Although this looks great, there are still 408 words that end with E and have an O somewhere else in the word. This goes down to 188 when you take away A, R, and S.
Another approach is to knock out the 10 most common letters but do so with zero overlap. In this case, you can start with AROSE and then move on to UNTIL. You've now accounted for 68% of all possibilities. This will yield you, on average, just over 3 letters.
In the example above, there are now 40 possibilities - down considerably from 400+ when you only had "arose". And only 21 if you eliminate the grey letters.
You could also try for 15 letters, but doing so with no overlap means you can't use the same words you did above. Now, the best approach is to use the words PLAIN, COMER, and DUSTY (in that order, according to how common they are). You're now up to 84% of all possibilities and you have only used 50% of your guesses.
In this case, the only possible word is "issue."
Finally, you could target the 20 most common letters but at the expense of an extra guess. To ensure no overlap go with MALTY, PRONG, CUBED, and WHISK (in that order). You've now covered 95.5% of all letter possibilities but only have two guesses left.
Using this strategy, the word "comes" is the only possible word with this combination.
A slight modification of this strategy is to start with the word AROSE but then move on to your own strategy that you customize as you go on. For example, if only E goes yellow, target the next four most common letters (i.e. T, L, I and N) by guessing a word that contains them but also does not have E that last location (in this case, go with INLET as word number two). You've now accounted for 64% of all possibilities BUT you have a greater chance that the E will end up green. So 6% less than using UNTIL, but the possibility of a green. Or, worst case, you'll know another spot that E is not located. To me, a worthwhile trade-off but you are thinking on the fly.
2. "TARGETTING GREEN SQUARES" Strategy
When you target green squares, you get the added bonus of knowing not only the proper letter, but its location. To do this, I've broken down all five-letter words by both the most common letter and where in the word that letter is found.
From this, we know that, of all 64,575 letter possibilities, 6.1% consist of an S at the end of the word. Likewise, S is the most common possibility at the start.
A and O are most likely found at spot number two, while E, by far, is most commonly found in the 4th location. R is most likely to be found in location three.
While "arose" was the best word in strategy number one, "arose" has the letter A in a location where it is not likely to be found (i.e. the start). S is also least likely to be found in the middle of the word, and that's where "arose" has it.
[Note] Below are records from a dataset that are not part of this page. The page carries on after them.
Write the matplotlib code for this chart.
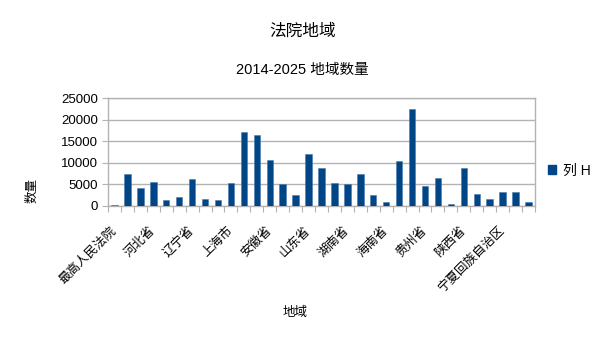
import matplotlib
matplotlib.use('Agg')
import matplotlib.pyplot as plt
from matplotlib.patches import Patch
from matplotlib.ticker import MultipleLocator

plt.rcParams['font.family'] = ['Liberation Sans', 'Noto Sans CJK SC']

regions = [
    '最高人民法院', '北京市', '天津市', '河北省', '山西省', '内蒙古自治区',
    '辽宁省', '吉林省', '黑龙江省', '上海市', '江苏省', '浙江省',
    '安徽省', '福建省', '江西省', '山东省', '河南省', '湖北省',
    '湖南省', '广东省', '广西壮族自治区', '海南省', '重庆市', '四川省',
    '贵州省', '云南省', '西藏自治区', '陕西省', '甘肃省', '青海省',
    '宁夏回族自治区', '新疆维吾尔自治区', '新疆生产建设兵团',
]
counts = [
    230, 7350, 4100, 5570, 1470, 2170,
    6190, 1630, 1320, 5260, 17180, 16490,
    10600, 5030, 2630, 12000, 8820, 5420,
    5110, 7350, 2550, 930, 10370, 22450,
    4570, 6420, 460, 8820, 2710, 1550,
    3250, 3170, 1000,
]
series_name = '列 H'
label_step = 3

bar_color = '#004586'
grid_color = '#b3b3b3'

fig = plt.figure(figsize=(6.05, 3.41), dpi=100)
ax = fig.add_axes([0.1785, 0.3959, 0.7058, 0.3167])

xs = list(range(len(regions)))
ax.bar(xs, counts, width=0.5, color=bar_color, edgecolor='#4a7bb0',
       linewidth=0.4, zorder=3)

ax.set_xlim(-0.5, len(regions) - 0.5)
ax.set_ylim(0, 25000)
ax.yaxis.set_major_locator(MultipleLocator(5000))
ax.grid(axis='y', color=grid_color, linewidth=1, zorder=0)

# ticks sit on the category boundaries, labels on every third category
ax.set_xticks([x - 0.5 for x in xs] + [len(regions) - 0.5], minor=False)
ax.set_xticklabels([])
ax.set_xticks(xs[::label_step], minor=True)
ax.set_xticklabels(regions[::label_step], minor=True, rotation=45,
                   ha='right', va='center', rotation_mode='anchor',
                   fontsize=9)
ax.tick_params(axis='x', which='minor', length=0, pad=16.5)
ax.tick_params(axis='x', which='major', length=4, color=grid_color)
ax.tick_params(axis='y', length=4, color=grid_color, labelsize=9.5, pad=3)

for s in ax.spines.values():
    s.set_color(grid_color)
    s.set_linewidth(1)

fig.text(0.5, 0.91, '法院地域', ha='center', va='center', fontsize=12)
fig.text(0.5, 0.795, '2014-2025 地域数量', ha='center', va='center', fontsize=10.5)
fig.text(0.053, 0.44, '数量', rotation=90, ha='center', va='center', fontsize=9)
fig.text(0.488, 0.082, '地域', ha='center', va='center', fontsize=9)

ax.legend([Patch(color=bar_color)], [series_name], loc='center left',
          bbox_to_anchor=(0.885, 0.5), bbox_transform=fig.transFigure,
          frameon=False, fontsize=10, handlelength=0.6, handleheight=0.6,
          handletextpad=0.5)

fig.savefig('out.png', dpi=100)
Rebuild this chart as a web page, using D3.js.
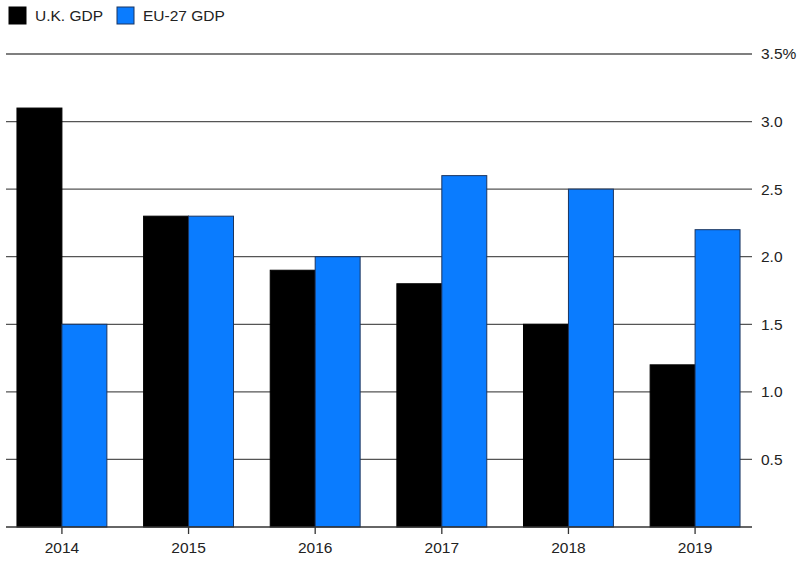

In this 'targetting green strategy', the best possible guess would be "sares" but this isn't a real world. In that case, SORES is most likely to get you a green. In fact, on average, you'll get a green 17.2% of the time.
Of course, the trade-off is that you will have, on average, 33.8% of the letters correct, versus 43.1% with "arose". So once again, it depends what type of player you are.
PLEASE NOTE: The chart above is also very helpful when you have a yellow letter and you want to know where it could end up. For example, you are wise to put a yellow "J" at the start where it is 2.5 times more likely to be found than all the other four spots combined.
3. "TARGETTING YELLOW AND GREEN SQUARES" Strategy
This is my preferred strategy. While you are less likely to get a yellow square, the increase in getting a green square makes this worth it. Getting a green reduces the number of possible final words.
For this strategy, go with PARES, COULD, and then MINTY.
This approach targeting not just all 15 most common letters, but it hits 13 of the 15 in its most commonly found location.
In this approach, on average, you cover 32.6% of the green possibilities and 83.8% of the letters (i.e. yellow).
Ultimately, the strategy you choose is up to you. Consider experimenting with them all. In any given game, one strategy will be best.
But statistically, that best strategy, on average, is number three.